吕彦霖:动物性的隐喻是一个比较独特的点。在这里不知道大家有没有注意到,小说有一种真实性,它为什么要制造这种真实性?这是下一个问题,就是它为什么要造成这种真相,因为有些小说会故意跟你说,我讲的就是假的,你随便听一下,经常会出现这种。但他这个小说怎么这么热衷于真实性,我读的时候其实也有一种感觉,真实性很强。葛春风身上就有作者的影子一样的感觉,他为什么要塑造这种真实性?
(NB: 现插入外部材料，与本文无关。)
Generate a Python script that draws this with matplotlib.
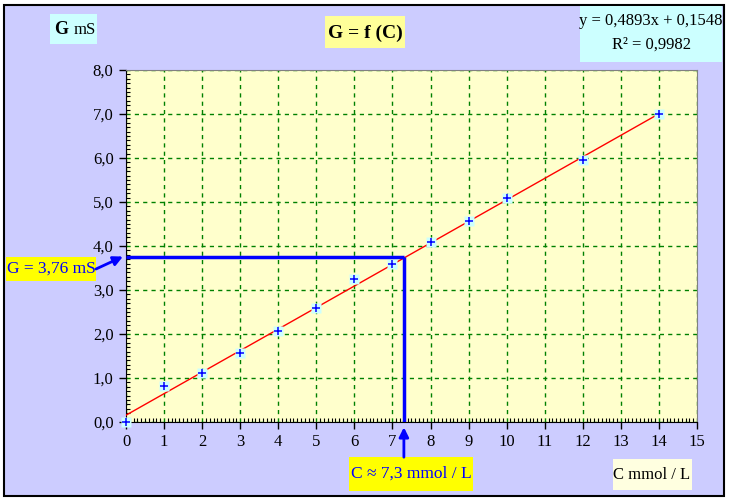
import matplotlib
matplotlib.use('Agg')
import matplotlib.pyplot as plt
import numpy as np
from matplotlib.patches import Rectangle
from matplotlib.ticker import MultipleLocator, FuncFormatter

plt.rcParams['font.family'] = ['Liberation Serif', 'DejaVu Serif']

# données mesurées
conc = [0, 1, 2, 3, 4, 5, 6, 7, 8, 9, 10, 12, 14]
cond = [0.0, 0.82, 1.11, 1.57, 2.07, 2.58, 3.24, 3.58, 4.10, 4.56, 5.08, 5.96, 7.0]
slope = 0.4893
intercept = 0.1548
r2 = 0.9982
g_read = 3.76
c_read = 7.3
x_ticks = list(range(0, 16))
y_ticks = [0, 1, 2, 3, 4, 5, 6, 7, 8]

W, H = 730, 501
fig = plt.figure(figsize=(W / 100, H / 100), dpi=100, facecolor='white')


def px(x, y):
    # pixel (depuis le haut) -> fraction de figure
    return x / W, 1 - y / H


def box(x, y, w, h, color):
    fig.patches.append(Rectangle((x / W, 1 - (y + h) / H), w / W, h / H,
                                 transform=fig.transFigure, facecolor=color,
                                 edgecolor='none', zorder=1))


# cadre général
fig.patches.append(Rectangle((4 / W, 1 - 496 / H), 720 / W, 491 / H,
                             transform=fig.transFigure, facecolor='#CCCCFF',
                             edgecolor='black', linewidth=1.5, zorder=-10))

ax = fig.add_axes([126 / W, 1 - 422 / H, 571 / W, 352 / H])
ax.set_zorder(2)
ax.set_facecolor('#FFFFCC')
ax.set_xlim(0, 15)
ax.set_ylim(0, 8)

ax.xaxis.set_minor_locator(MultipleLocator(0.1))
ax.yaxis.set_minor_locator(MultipleLocator(0.1))
ax.set_xticks(x_ticks)
ax.set_yticks(y_ticks)
ax.yaxis.set_major_formatter(FuncFormatter(lambda v, p: f"{v:.1f}".replace('.', ',')))
ax.tick_params(which='major', direction='out', length=5, width=1, labelsize=12, pad=4)
ax.tick_params(which='minor', direction='in', length=3, width=0.8)
ax.grid(True, which='major', color='#008000', linestyle=(0, (3, 3)), linewidth=1)
ax.set_axisbelow(True)
for s in ['top', 'right']:
    ax.spines[s].set_color('#808080')
for s in ['left', 'bottom']:
    ax.spines[s].set_color('black')

# droite de régression
xf = np.array([0, 14])
ax.plot(xf, slope * xf + intercept, color='red', linewidth=1, zorder=3)

# points
ax.plot(conc, cond, linestyle='none', marker='s', markersize=7,
        color='#CCFFFF', markeredgecolor='none', zorder=4, clip_on=False)
ax.plot(conc, cond, linestyle='none', marker='+', markersize=6,
        color='blue', markeredgewidth=1.1, zorder=5, clip_on=False)

# lecture graphique
ax.plot([0, c_read], [g_read, g_read], color='blue', linewidth=2.5, zorder=6,
        solid_capstyle='butt')
ax.plot([c_read, c_read], [g_read, 0], color='blue', linewidth=2.5, zorder=6,
        solid_capstyle='butt')

ax.annotate('', xy=(-0.08, g_read), xycoords='data',
            xytext=(96, H - 269), textcoords='figure pixels',
            arrowprops=dict(arrowstyle='-|>', color='blue', lw=2, mutation_scale=14,
                            shrinkA=0, shrinkB=0),
            annotation_clip=False)
ax.annotate('', xy=(c_read, -0.12), xycoords='data',
            xytext=(c_read, -0.8), textcoords='data',
            arrowprops=dict(arrowstyle='-|>', color='blue', lw=2, mutation_scale=14,
                            shrinkA=0, shrinkB=0),
            annotation_clip=False)

# étiquettes
box(50, 14, 47, 30, '#CCFFFF')
fig.text(*px(54, 30), 'G', fontsize=13, fontweight='bold', va='center', ha='left')
fig.text(*px(74, 30), 'mS', fontsize=12, va='center', ha='left')

box(325, 16, 80, 32, '#FFFF99')
fig.text(*px(365, 33), 'G = f (C)', fontsize=14, fontweight='bold', ha='center', va='center')

box(580, 6, 142, 56, '#CCFFFF')
fig.text(*px(651, 21), f'y = {slope:.4f}x + {intercept:.4f}'.replace('.', ','),
         fontsize=12, ha='center', va='center')
fig.text(*px(651, 45), f'R² = {r2:.4f}'.replace('.', ','),
         fontsize=12, ha='center', va='center')

box(6, 257, 90, 24, '#FFFF00')
fig.text(*px(51, 269), f'G = {g_read:.2f} mS'.replace('.', ','), fontsize=12.5,
         color='blue', ha='center', va='center')

box(349, 457, 124, 34, '#FFFF00')
fig.text(*px(411, 474), f'C ≈ {c_read:.1f} mmol / L'.replace('.', ','), fontsize=12.5,
         color='blue', ha='center', va='center')

box(613, 459, 79, 31, '#FFFFE0')
fig.text(*px(652, 475), 'C mmol / L', fontsize=12, ha='center', va='center')

fig.savefig('out.png', dpi=100)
姚佳怡:我觉得他就是想告诉我们,那些过去的事情,其实都跟我们有关。

吕彦霖:嗯,有道理。他的这种时间观念,小说中的时间线索,实际上他写了很多集体记忆的东西,但是这个集体记忆的东西在房伟的笔下又很个人化。这其中包括他用罪案这种形式——每个人的记忆,对于韩苗苗被杀,包括他们中间的这段纠葛都是不同的,然后这种不一样本质上来说又汇聚成一个我们讲的集体记忆的丰富性。每个人都有关于九十年代的记忆,每个人都有一套说辞,对于一个事件大家有不同的印象,但这种不同的印象的汇聚其实才是现实本身。